The voltage offset circuit 33, which is formed in the simplest case by a Z diode DZ2, has a voltage drop which is less than the threshold voltage UVLO. The driving circuit 11 is thereby reactivated when the switch 32 conducts. If the voltage monitoring circuit 27 detects an excessively high voltage across the gas discharge lamp 2a or across the gas discharge lamp 2b, it switches the switch 32 into its conducting state, as a result of which the latter blocks the driving circuit 11 by lowering the supply voltage VCC below UVLO.
In order to permit restarting after changing the lamp, the supply voltage VCC is additionally connected via an optional resistor R7 to a controllable switch 34 which is connected to frame 4. The switch 34 need not be a switch in the binary sense, but has a non-conducting state in which the current path from the resistor R7 to frame 4 is blocked, as well as a further state in which a certain flow of current is permitted, it being entirely possible for the flow into the resistor of the switch 34 also to have a relatively large value.
The switch 34 is formed by a circuit whose main part is an npn transistor T3. Its emitter is connected to frame 4, and its collector is connected to R7. Its base is connected to a capacitor C10 against frame 4 in order to avoid interference. Provided in parallel with C10 is a resistor R10, which keeps T3 statically in a non-conducting state. Also connected to the base of T3 are two RC combinations 36a, 36b, which belong to tapping circuits 37a, 37b which serve to detect a change of lamp. Each tapping circuit 37a, 37b is respectively assigned to a gas discharge lamp 2a, 2b. On the input side, each RC combination 36a, 36b has a capacitor C11a, C11b which forms a low-pass filter with a resistor R11a, R11b leading to the respective RC combination 36a, 36b. At the same time, the resistors R11a, R11b form an ohmic voltage divider with input resistors R12a, R12b. Starting from said voltage divider, a capacitor C12a, C12b leads in each case to the resistor R10, and forms a high-pass filter therewith.
Instead of the two low-pressure gas discharge lamps 2a, 2b, it is also possible to provide further gas discharge lamps which are then connected to corresponding lamp branches having resonance reactor and resonance capacitor as well as coupling capacitor, and which are assigned further RC combinations 36.
The circuit so far described operates as follows:
During correct operation of the gas discharge lamps 2a, 2b, there is available as supply voltage VCC for the driving circuit 11 a voltage which exceeds the threshold voltage UVLO. The inverter half bridge 6 provides an AC voltage by means of which the low-pressure gas discharge lamps 2a, 2b are started and operated.
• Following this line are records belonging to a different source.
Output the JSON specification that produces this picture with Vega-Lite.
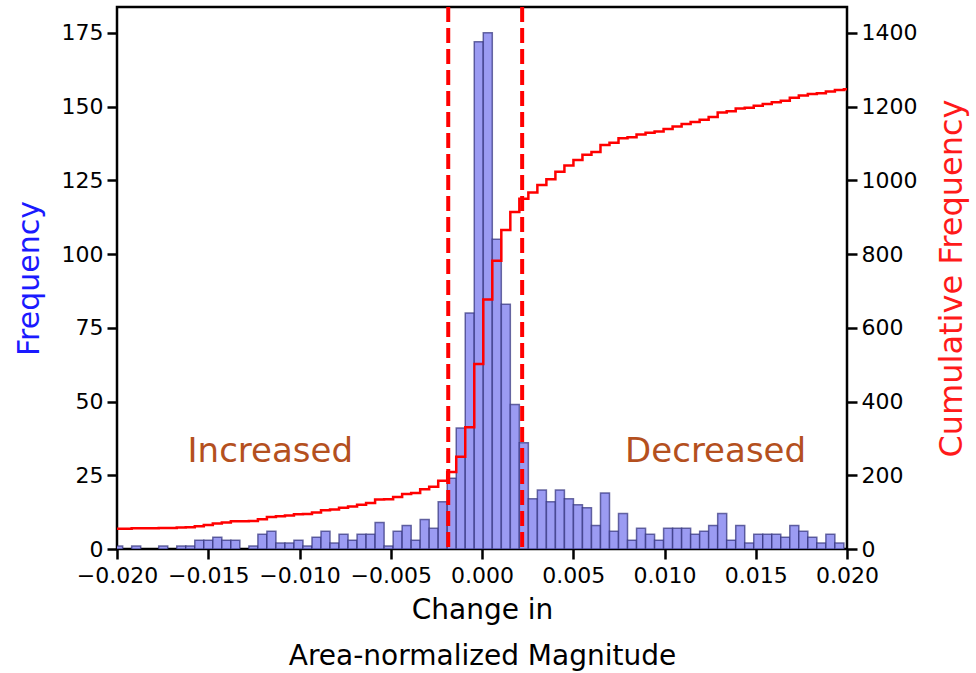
{
  "$schema": "https://vega.github.io/schema/vega-lite/v6.json",
  "width": 730,
  "height": 542,
  "autosize": {"type": "none"},
  "padding": {"left": 117, "top": 7, "right": 129, "bottom": 124},
  "background": "white",
  "config": {
    "view": {"stroke": "black", "strokeWidth": 2.5},
    "axis": {
      "grid": false,
      "domain": false,
      "tickColor": "black",
      "tickWidth": 2.5,
      "tickSize": 10,
      "labelFont": "DejaVu Sans",
      "labelFontSize": 22,
      "labelColor": "black",
      "labelOverlap": false,
      "labelFlush": false,
      "titleFontWeight": "normal"
    }
  },
  "datasets": {
    "hist": [
      {"x": -0.020184, "x2": -0.01969, "count": 1},
      {"x": -0.019196, "x2": -0.018702, "count": 1},
      {"x": -0.017714, "x2": -0.01722, "count": 1},
      {"x": -0.016726, "x2": -0.016232, "count": 1},
      {"x": -0.016232, "x2": -0.015738, "count": 1},
      {"x": -0.015738, "x2": -0.015244, "count": 3},
      {"x": -0.015244, "x2": -0.01475, "count": 3},
      {"x": -0.01475, "x2": -0.014256, "count": 4},
      {"x": -0.014256, "x2": -0.013762, "count": 3},
      {"x": -0.013762, "x2": -0.013268, "count": 3},
      {"x": -0.012774, "x2": -0.01228, "count": 1},
      {"x": -0.01228, "x2": -0.011786, "count": 5},
      {"x": -0.011786, "x2": -0.011292, "count": 6},
      {"x": -0.011292, "x2": -0.010798, "count": 2},
      {"x": -0.010798, "x2": -0.010304, "count": 2},
      {"x": -0.010304, "x2": -0.00981, "count": 3},
      {"x": -0.00981, "x2": -0.009316, "count": 1},
      {"x": -0.009316, "x2": -0.008822, "count": 4},
      {"x": -0.008822, "x2": -0.008328, "count": 6},
      {"x": -0.008328, "x2": -0.007834, "count": 2},
      {"x": -0.007834, "x2": -0.00734, "count": 5},
      {"x": -0.00734, "x2": -0.006846, "count": 3},
      {"x": -0.006846, "x2": -0.006352, "count": 5},
      {"x": -0.006352, "x2": -0.005858, "count": 5},
      {"x": -0.005858, "x2": -0.005364, "count": 9},
      {"x": -0.005364, "x2": -0.00487, "count": 1},
      {"x": -0.00487, "x2": -0.004376, "count": 6},
      {"x": -0.004376, "x2": -0.003882, "count": 8},
      {"x": -0.003882, "x2": -0.003388, "count": 3},
      {"x": -0.003388, "x2": -0.002894, "count": 10},
      {"x": -0.002894, "x2": -0.0024, "count": 7},
      {"x": -0.0024, "x2": -0.001906, "count": 16},
      {"x": -0.001906, "x2": -0.001412, "count": 24},
      {"x": -0.001412, "x2": -0.000918, "count": 41},
      {"x": -0.000918, "x2": -0.000424, "count": 80},
      {"x": -0.000424, "x2": 0.00007, "count": 172},
      {"x": 0.00007, "x2": 0.000564, "count": 175},
      {"x": 0.000564, "x2": 0.001058, "count": 105},
      {"x": 0.001058, "x2": 0.001552, "count": 83},
      {"x": 0.001552, "x2": 0.002046, "count": 49},
      {"x": 0.002046, "x2": 0.00254, "count": 36},
      {"x": 0.00254, "x2": 0.003034, "count": 17},
      {"x": 0.003034, "x2": 0.003528, "count": 20},
      {"x": 0.003528, "x2": 0.004022, "count": 16},
      {"x": 0.004022, "x2": 0.004516, "count": 20},
      {"x": 0.004516, "x2": 0.00501, "count": 17},
      {"x": 0.00501, "x2": 0.005504, "count": 15},
      {"x": 0.005504, "x2": 0.005998, "count": 14},
      {"x": 0.005998, "x2": 0.006492, "count": 8},
      {"x": 0.006492, "x2": 0.006986, "count": 19},
      {"x": 0.006986, "x2": 0.00748, "count": 6},
      {"x": 0.00748, "x2": 0.007974, "count": 12},
      {"x": 0.007974, "x2": 0.008468, "count": 3},
      {"x": 0.008468, "x2": 0.008962, "count": 7},
      {"x": 0.008962, "x2": 0.009456, "count": 5},
      {"x": 0.009456, "x2": 0.00995, "count": 3},
      {"x": 0.00995, "x2": 0.010444, "count": 7},
      {"x": 0.010444, "x2": 0.010938, "count": 7},
      {"x": 0.010938, "x2": 0.011432, "count": 7},
      {"x": 0.011432, "x2": 0.011926, "count": 5},
      {"x": 0.011926, "x2": 0.01242, "count": 6},
      {"x": 0.01242, "x2": 0.012914, "count": 8},
      {"x": 0.012914, "x2": 0.013408, "count": 12},
      {"x": 0.013408, "x2": 0.013902, "count": 3},
      {"x": 0.013902, "x2": 0.014396, "count": 8},
      {"x": 0.014396, "x2": 0.01489, "count": 2},
      {"x": 0.01489, "x2": 0.015384, "count": 5},
      {"x": 0.015384, "x2": 0.015878, "count": 5},
      {"x": 0.015878, "x2": 0.016372, "count": 5},
      {"x": 0.016372, "x2": 0.016866, "count": 4},
      {"x": 0.016866, "x2": 0.01736, "count": 8},
      {"x": 0.01736, "x2": 0.017854, "count": 6},
      {"x": 0.017854, "x2": 0.018348, "count": 4},
      {"x": 0.018348, "x2": 0.018842, "count": 2},
      {"x": 0.018842, "x2": 0.019336, "count": 5},
      {"x": 0.019336, "x2": 0.01983, "count": 2}
    ],
    "cum": [
      {"x": -0.020184, "cum": 55},
      {"x": -0.01969, "cum": 55},
      {"x": -0.019196, "cum": 56},
      {"x": -0.018702, "cum": 56},
      {"x": -0.018208, "cum": 56},
      {"x": -0.017714, "cum": 57},
      {"x": -0.01722, "cum": 57},
      {"x": -0.016726, "cum": 58},
      {"x": -0.016232, "cum": 59},
      {"x": -0.015738, "cum": 62},
      {"x": -0.015244, "cum": 65},
      {"x": -0.01475, "cum": 69},
      {"x": -0.014256, "cum": 72},
      {"x": -0.013762, "cum": 75},
      {"x": -0.013268, "cum": 75},
      {"x": -0.012774, "cum": 76},
      {"x": -0.01228, "cum": 81},
      {"x": -0.011786, "cum": 87},
      {"x": -0.011292, "cum": 89},
      {"x": -0.010798, "cum": 91},
      {"x": -0.010304, "cum": 94},
      {"x": -0.00981, "cum": 95},
      {"x": -0.009316, "cum": 99},
      {"x": -0.008822, "cum": 105},
      {"x": -0.008328, "cum": 107},
      {"x": -0.007834, "cum": 112},
      {"x": -0.00734, "cum": 115},
      {"x": -0.006846, "cum": 120},
      {"x": -0.006352, "cum": 125},
      {"x": -0.005858, "cum": 134},
      {"x": -0.005364, "cum": 135},
      {"x": -0.00487, "cum": 141},
      {"x": -0.004376, "cum": 149},
      {"x": -0.003882, "cum": 152},
      {"x": -0.003388, "cum": 162},
      {"x": -0.002894, "cum": 169},
      {"x": -0.0024, "cum": 185},
      {"x": -0.001906, "cum": 209},
      {"x": -0.001412, "cum": 250},
      {"x": -0.000918, "cum": 330},
      {"x": -0.000424, "cum": 502},
      {"x": 0.00007, "cum": 677},
      {"x": 0.000564, "cum": 782},
      {"x": 0.001058, "cum": 865},
      {"x": 0.001552, "cum": 914},
      {"x": 0.002046, "cum": 950},
      {"x": 0.00254, "cum": 967},
      {"x": 0.003034, "cum": 987},
      {"x": 0.003528, "cum": 1003},
      {"x": 0.004022, "cum": 1023},
      {"x": 0.004516, "cum": 1040},
      {"x": 0.00501, "cum": 1055},
      {"x": 0.005504, "cum": 1069},
      {"x": 0.005998, "cum": 1077},
      {"x": 0.006492, "cum": 1096},
      {"x": 0.006986, "cum": 1102},
      {"x": 0.00748, "cum": 1114},
      {"x": 0.007974, "cum": 1117},
      {"x": 0.008468, "cum": 1124},
      {"x": 0.008962, "cum": 1129},
      {"x": 0.009456, "cum": 1132},
      {"x": 0.00995, "cum": 1139},
      {"x": 0.010444, "cum": 1146},
      {"x": 0.010938, "cum": 1153},
      {"x": 0.011432, "cum": 1158},
      {"x": 0.011926, "cum": 1164},
      {"x": 0.01242, "cum": 1172},
      {"x": 0.012914, "cum": 1184},
      {"x": 0.013408, "cum": 1187},
      {"x": 0.013902, "cum": 1195},
      {"x": 0.014396, "cum": 1197},
      {"x": 0.01489, "cum": 1202},
      {"x": 0.015384, "cum": 1207},
      {"x": 0.015878, "cum": 1212},
      {"x": 0.016372, "cum": 1216},
      {"x": 0.016866, "cum": 1224},
      {"x": 0.01736, "cum": 1230},
      {"x": 0.017854, "cum": 1234},
      {"x": 0.018348, "cum": 1236},
      {"x": 0.018842, "cum": 1241},
      {"x": 0.019336, "cum": 1245},
      {"x": 0.01983, "cum": 1247},
      {"x": 0.020324, "cum": 1247}
    ],
    "cuts": [{"x": -0.00185}, {"x": 0.0022}],
    "labels": [
      {"x": -0.0116, "count": 33, "label": "Increased"},
      {"x": 0.0128, "count": 33, "label": "Decreased"}
    ]
  },
  "layer": [
    {
      "layer": [
        {
          "data": {"name": "hist"},
          "mark": {"type": "bar", "clip": true, "fill": "#9b9bf2", "stroke": "#30307a", "strokeOpacity": 0.7, "strokeWidth": 1.5},
          "encoding": {
            "x": {
              "field": "x", "type": "quantitative",
              "scale": {"domain": [-0.02, 0.02], "nice": false, "zero": false},
              "axis": {
                "values": [-0.02, -0.015, -0.01, -0.005, 0, 0.005, 0.01, 0.015, 0.02],
                "format": ".3f",
                "title": ["Change in", "Area-normalized Magnitude"],
                "titleFont": "DejaVu Sans",
                "titleFontSize": 28,
                "titleColor": "black",
                "titleLineHeight": 46,
                "titlePadding": 10,
                "labelPadding": 6
              }
            },
            "x2": {"field": "x2"},
            "y": {
              "field": "count", "type": "quantitative",
              "scale": {"domain": [0, 183.75], "nice": false},
              "axis": {
                "values": [0, 25, 50, 75, 100, 125, 150, 175],
                "title": "Frequency",
                "titleFont": "DejaVu Sans",
                "titleFontSize": 30,
                "titleColor": "#1a1aff",
                "titlePadding": 17,
                "labelPadding": 4
              }
            },
            "y2": {"datum": 0}
          }
        },
        {
          "data": {"name": "labels"},
          "mark": {"type": "text", "font": "DejaVu Sans", "fontSize": 34, "color": "#b4501e", "baseline": "middle", "align": "center"},
          "encoding": {
            "x": {"field": "x", "type": "quantitative"},
            "y": {"field": "count", "type": "quantitative"},
            "text": {"field": "label"}
          }
        }
      ]
    },
    {
      "data": {"name": "cum"},
      "mark": {"type": "line", "clip": true, "interpolate": "step-after", "color": "#ff0000", "strokeWidth": 2.5},
      "encoding": {
        "x": {"field": "x", "type": "quantitative"},
        "y": {
          "field": "cum", "type": "quantitative",
          "scale": {"domain": [0, 1470], "nice": false},
          "axis": {
            "orient": "right",
            "values": [0, 200, 400, 600, 800, 1000, 1200, 1400],
            "format": "d",
            "title": "Cumulative Frequency",
            "titleFont": "DejaVu Sans",
            "titleFontSize": 32,
            "titleColor": "#ff1a1a",
            "titleAngle": -90,
            "titleBaseline": "top",
            "titlePadding": 20,
            "labelPadding": 4
          }
        }
      }
    },
    {
      "data": {"name": "cuts"},
      "mark": {"type": "rule", "color": "#ff0000", "strokeWidth": 4, "strokeDash": [15, 6]},
      "encoding": {
        "x": {"field": "x", "type": "quantitative"}
      }
    }
  ],
  "resolve": {"scale": {"y": "independent"}}
}
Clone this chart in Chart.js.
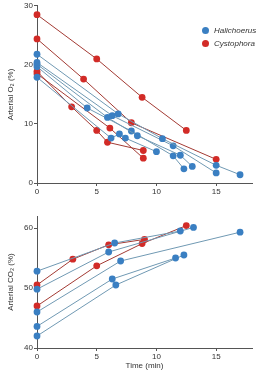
<!DOCTYPE html>
<html lang="en">
<head>
    <meta charset="UTF-8">
    <title>Arterial O2 and CO2 during diving</title>
    <script src="https://cdn.jsdelivr.net/npm/chart.js"></script>
    <style>
        body { margin: 0; background: #fff; }
        #wrap { position: relative; width: 256px; height: 371px; }
        .box { position: absolute; left: 0; width: 256px; }
        #legend { position: absolute; left: 202px; top: 24px; font: italic 8px 'Liberation Sans', Arial, sans-serif; color: #333; }
        #legend div { height: 13px; line-height: 13px; white-space: nowrap; }
        #legend span { display: inline-block; width: 7px; height: 7px; border-radius: 50%; margin-right: 5px; vertical-align: -1px; }
    </style>
</head>
<body>
<div id="wrap">
    <div class="box" style="top:0;height:196px"><canvas id="o2Chart"></canvas></div>
    <div class="box" style="top:196px;height:175px"><canvas id="co2Chart"></canvas></div>
    <div id="legend"></div>
</div>

<script>
// time (min) and arterial O2 (%) for each dive
const o2HaliTimes = [[0, 6.8, 10.5, 15, 17], [0, 6.3, 11.4, 15], [0, 5.9, 8.4, 12, 13], [0, 4.2, 7.9, 11.4, 12.3], [0, 6.2, 6.9, 7.4, 10]];
const o2HaliValues = [[21.8, 11.7, 7.5, 3.0, 1.4], [20.4, 11.4, 6.3, 1.7], [20.1, 11.1, 8.0, 4.7, 2.8], [19.7, 12.7, 8.8, 4.6, 2.4], [17.9, 7.6, 8.3, 7.6, 5.3]];
const o2CystTimes = [[0, 5, 8.8, 12.5], [0, 3.9, 7.9, 15], [0, 2.9, 5, 5.9, 8.9], [0, 6.1, 8.9]];
const o2CystValues = [[28.5, 21, 14.5, 8.9], [24.4, 17.6, 10.2, 4.0], [18.9, 12.9, 8.9, 6.9, 5.5], [18.5, 9.3, 4.2]];

// time (min) and arterial CO2 (%) for each dive
const co2HaliTimes = [[0, 6.5, 12], [0, 6, 13.1], [0, 7, 17], [0, 6.3, 11.6], [0, 6.6, 12.3]];
const co2HaliValues = [[52.8, 57.5, 59.5], [49.8, 56, 60.1], [46, 54.5, 59.3], [43.6, 51.5, 55], [42, 50.5, 55.5]];
const co2CystTimes = [[0, 3, 6, 9], [0, 5, 8.8, 12.5]];
const co2CystValues = [[50.5, 54.8, 57.2, 58.1], [47, 53.7, 57.4, 60.4]];

const xTicks = [0, 5, 10, 15];
const species = ['Halichoerus', 'Cystophora'];
const dotColors = ['#3a7fc2', '#d22b27'];
const lineColors = ['#7099b3', '#a33a33'];

const font = { family: "'Liberation Sans', 'DejaVu Sans', Arial, sans-serif", size: 8 };
const axisGray = '#555';

function makeSets(times, values, k) {
    return times.map((ts, i) => ({
        label: species[k],
        data: ts.map((t, j) => ({ x: t, y: values[i][j] })),
        borderColor: lineColors[k],
        backgroundColor: dotColors[k],
        pointBackgroundColor: dotColors[k],
        pointBorderWidth: 0,
        pointRadius: 3.4,
        borderWidth: 1,
        clip: false,
        fill: false
    }));
}

function makeChart(id, datasets, yMin, yMax, yTitle, xTitle, pad, xHeight) {
    new Chart(document.getElementById(id), {
        type: 'line',
        data: { datasets: datasets },
        options: {
            responsive: true,
            maintainAspectRatio: false,
            animation: false,
            layout: { padding: pad },
            plugins: { legend: { display: false }, tooltip: { enabled: false } },
            scales: {
                x: {
                    type: 'linear', min: 0, max: 18,
                    afterBuildTicks: s => { s.ticks = xTicks.map(v => ({ value: v })); },
                    afterFit: s => { s.height = xHeight; },
                    grid: { drawOnChartArea: false, tickLength: 3, color: axisGray },
                    border: { color: axisGray },
                    ticks: { font: font, color: '#333', padding: 1, maxRotation: 0 },
                    title: { display: !!xTitle, text: xTitle, font: font, color: '#333', padding: { top: 1, bottom: 0 } }
                },
                y: {
                    min: yMin, max: yMax,
                    afterBuildTicks: s => { s.ticks = s.ticks.filter(t => t.value % 10 === 0); },
                    afterFit: s => { s.width = 37; },
                    grid: { drawOnChartArea: false, tickLength: 3, color: axisGray },
                    border: { color: axisGray },
                    ticks: { font: font, color: '#333', padding: 1, stepSize: 10 },
                    title: { display: true, text: yTitle, font: font, color: '#333', padding: { top: 6, bottom: 0 } }
                }
            }
        }
    });
}

makeChart('o2Chart',
    makeSets(o2HaliTimes, o2HaliValues, 0).concat(makeSets(o2CystTimes, o2CystValues, 1)),
    0, 30, 'Arterial O₂ (%)', '', { top: 3, right: 3, left: 0, bottom: 0 }, 13);

makeChart('co2Chart',
    makeSets(co2HaliTimes, co2HaliValues, 0).concat(makeSets(co2CystTimes, co2CystValues, 1)),
    40, 62, 'Arterial CO₂ (%)', 'Time (min)', { top: 20, right: 2, left: 0, bottom: 0 }, 23);

// legend built from the species colours
document.getElementById('legend').innerHTML = species.map((s, k) =>
    '<div><span style="background:' + dotColors[k] + '"></span>' + s + '</div>').join('');
</script>
</body>
</html>
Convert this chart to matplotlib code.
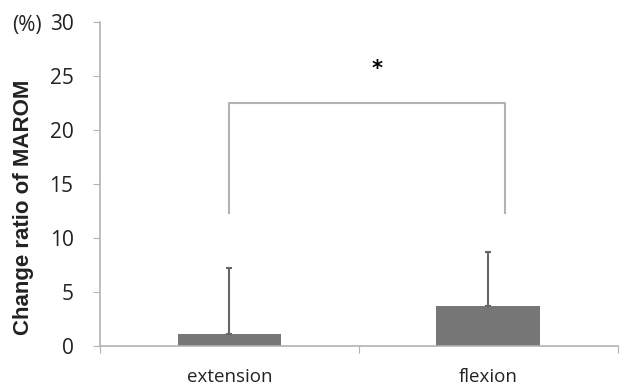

Via the resistors R2a, R2b, the voltage monitoring circuit 27 detects a voltage which is lower than a prescribed maximum value. Consequently, the voltage present at the control input 31 of the switch 32 does not exceed a starting voltage which would be required in order to switch the switch 32 to a low resistance.
However, if the low-pressure gas discharge lamp 2a and/or or 2b exhibits a fault which causes the operating voltage to rise impermissibly, this is detected by the voltage monitoring circuit 27, and the switch 32 is started by a signal at its control input 31. Via the Z diode DZ2, it thereby clamps the supply voltage VCC to an extent below UVLO. The inverter half bridge 6 thus blocks completely. This state is maintained by the self-holding nature of the switch 32. A corresponding self-holding current is supplied via the resistor R1 from the intermediate circuit voltage.
This state is also maintained when the defective or both gas discharge lamps 2a, 2b are removed from the respective holder. The end of the resistor R11a, R11b bearing against the respective terminal 24a, 24b is thus separated from the intermediate circuit voltage and drops to a lower potential or frame potential. The transistor T3 in no way receives base current and remains blocked as before. However, as soon as a gas discharge lamp 2a or 2b is inserted into its respective holder, the relevant terminal 24a or 24b is connected to the intermediate circuit voltage. Via the respective high-pass capacitor C12a or C12b, the instantaneous steep voltage rise generates a positive pulse at the base of T3, which thereby is turned on briefly. With its collector, it draws a voltage, via R7, below the value set by the switch 32 and the Z diode DZ2, and thus also briefly takes over the current supplied by R1. The switch 32 therefore blocks, with the result that the supply voltage VCC can assume its value required for operating the driving circuit 11 when the transistor T3 blocks again shortly thereafter.
The output capacitors of the partial circuits 27a, 27b can also be combined. The charges supplied by the two partial circuits 27a, 27b are added at the capacitor, and this switches the half bridge 6 off when both lamps 2a, 2b are removed from their holders. This serves to protect the half bridge 6.
For the purpose of driving its inverter half bridge 6, an electric ballast 1 for the alternative operation of one or more gas discharge lamps 2a, 2b has a driving circuit 11 which prescribes the inverter frequency. In the event of overvoltage across one of the gas discharge lamps, the driving circuit 11 is brought into a locking state in which it blocks the inverter half bridge 6. This is performed via a circuit resembling a thyristor, which reduces the supply voltage of the driving circuit 11 below a value UVLO. Provided for the purpose of unlocking and restarting is a detector circuit which detects the insertion of a new gas discharge lamp 2a, 2b into its respective holder. This is accomplished by pinpoint detection of a steep pronounced voltage rise at a terminal of the gas discharge lamp which is connected to the intermediate circuit voltage via the filament of a gas discharge lamp. The detector circuit contains a filter which filters out and evaluates the voltage rise and suppresses interference voltages which could otherwise lead to defective restarting operations.